Will drillers leave because of Gov. Wolf's severance tax? They already are, shale advocates say

He's whittled down the numbers, but Gov. Tom Wolf still wants a severance tax.

And the timing couldn't be worse, industry advocates say, as sinking oil and gas prices have Pennsylvania drillers slashing jobs and expenses just to stay in business.

Wolf's 2016-17 budget proposal includes a 6.5 percent severance tax. Whatever drillers pay in the existing impact fee would be subtracted from their severance tax payments, according to the plan.

But there's no energy tax the industry can afford right now, according to executives with the industry's three largest trade groups. The groups made their case against a severance tax during a conference call Wednesday afternoon.

"If you keep piling on additional energy taxes, it's going to spell disaster for this industry in Pennsylvania," said Stephanie Catarino Wissman, executive director of the Associated Petroleum Industries of Pennsylvania.

In the current market conditions, the governor estimates a severance tax will yield $218 million in new revenue for the state.

That's a revenue decrease from the $225 million that was supposed to be generated by the 5 percent severance tax in Wolf's 2015-16 budget proposal.

The governor has said the state needs the new revenue to help plug it's $2 billion budget deficit.

Meanwhile, Pennsylvania oil and gas companies are slashing thousands of jobs, but it's hard to get an accurate count, industry advocates said.

"It's a pretty tough number to come up with," said Dave Spigelmyer, CEO of the Marcellus Shale Coalition. "I don't think anyone's been able to fully calculate it."

Lou D'Amico, president of the Pennsylvania Independent Oil & Gas Association, said, "We're too busy crying in our tea over how many of our friends are out of work right now."

As the Wolf aides have pointed out numerous times, Pennsylvania is the only gas-producing state without a severance tax.

And as the trade organizations have pointed out numerous times, Pennsylvania already has a tax in the impact fee.
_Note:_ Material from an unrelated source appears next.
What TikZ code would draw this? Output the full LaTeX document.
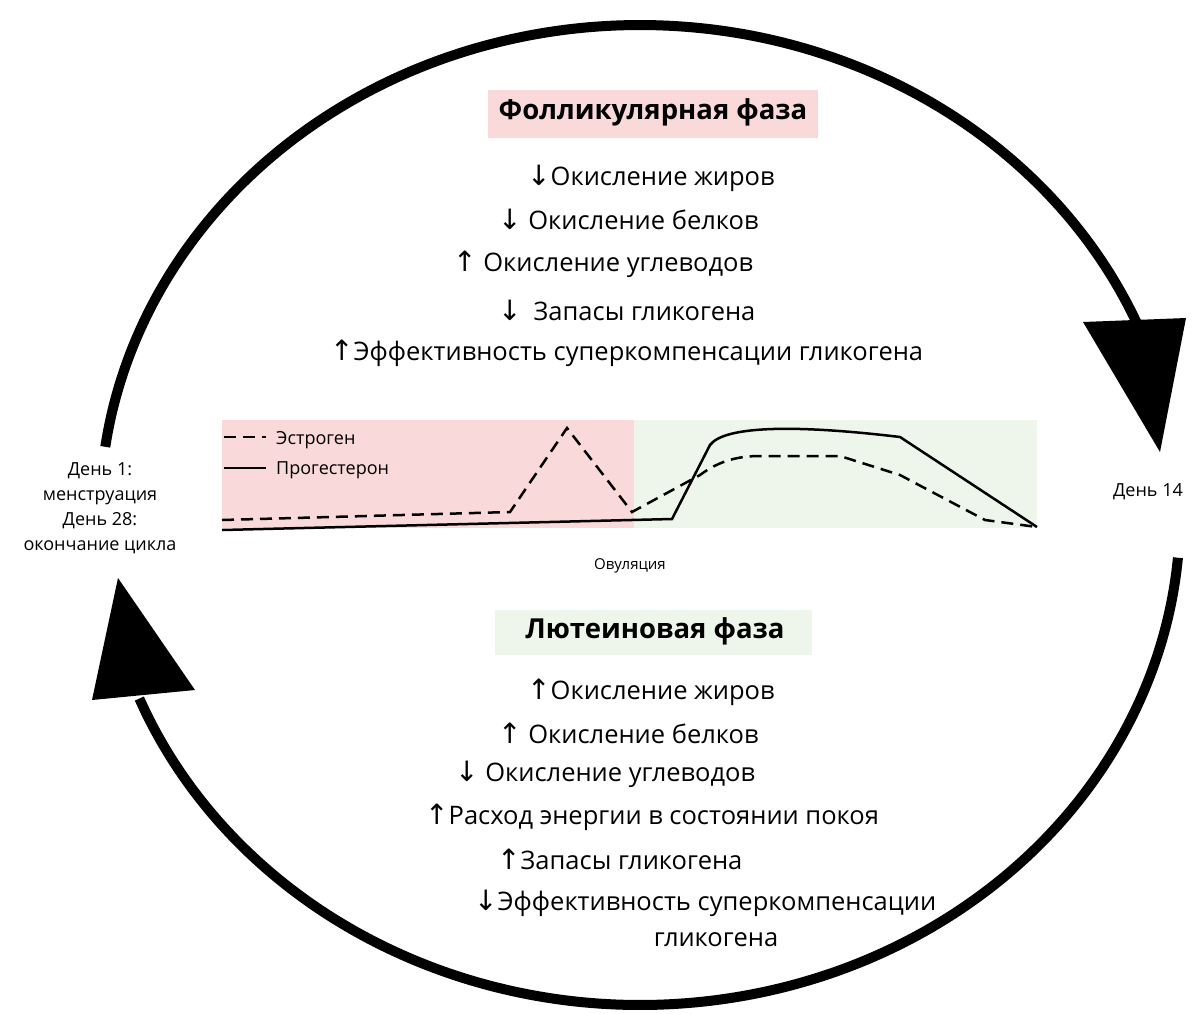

Would drillers here really leave if a severance tax is enacted? Which state without a severance tax would they find?

Drillers are actually already leaving for other shale regions, even during the worst market downturn in decades, according to Spigelmyer.

"Things are far worse now than they were a year ago," he said.

A number of the shale coalition's members are already moving capital investments to other places, Spigelmyer said. One of the companies, which he said didn't want to be named, is moving business to North Dakota because of the cost of doing business in Pennsylvania.

According to the coalition, in the last year, several operators in Pennsylvania have collectively cut nearly 80,000 jobs throughout shale regions across the country.

Another indication of how the industry is doing can be found in the decreasing number of drilling rigs. The rig count in Pennsylvania is lower than before the Marcellus Shale boom began.

However, Wolf spokesman Jeff Sheridan said those rigs are much more productive than they were a few years ago, drilling more wells per year at a much lower cost.

He described gas production in Pennsylvania as "stable."

Because of advances in productivity, some drillers can make substantial returns, even with natural gas prices below $2, and prices are expected to move above $3 in 2016-17, Sheridan said.

Getting a pipeline infrastructure in place to move gas to market will also help. Some new pipelines have already come online, more will come online this year, and a major increase is expected next year, he said.

"The infrastructure buildout is robust, but not where needs to be," to carry resources to other states, Spigelmyer said.

It's another reason this is the wrong time for a tax, shale advocates said.

"The governor's proposal to place an additional 6.5 percent severance tax on natural gas production on top of these poor market conditions and regulatory burdens is simply an effort to punish our industry," D'Amico said. "If enacted, it will put people out of work, drive more businesses into bankruptcy, reduce energy production and result in less net tax revenue to the state."

Wolf's spokesman strongly disagrees.

"As it has always been, that is an absurd argument that has zero merit," Sheridan said. "Pennsylvania is the only gas-producing state in the country without a severance tax. Has every other state with a severance tax also driven the industry into bankruptcy? No, which once again highlights how ridiculous the argument is."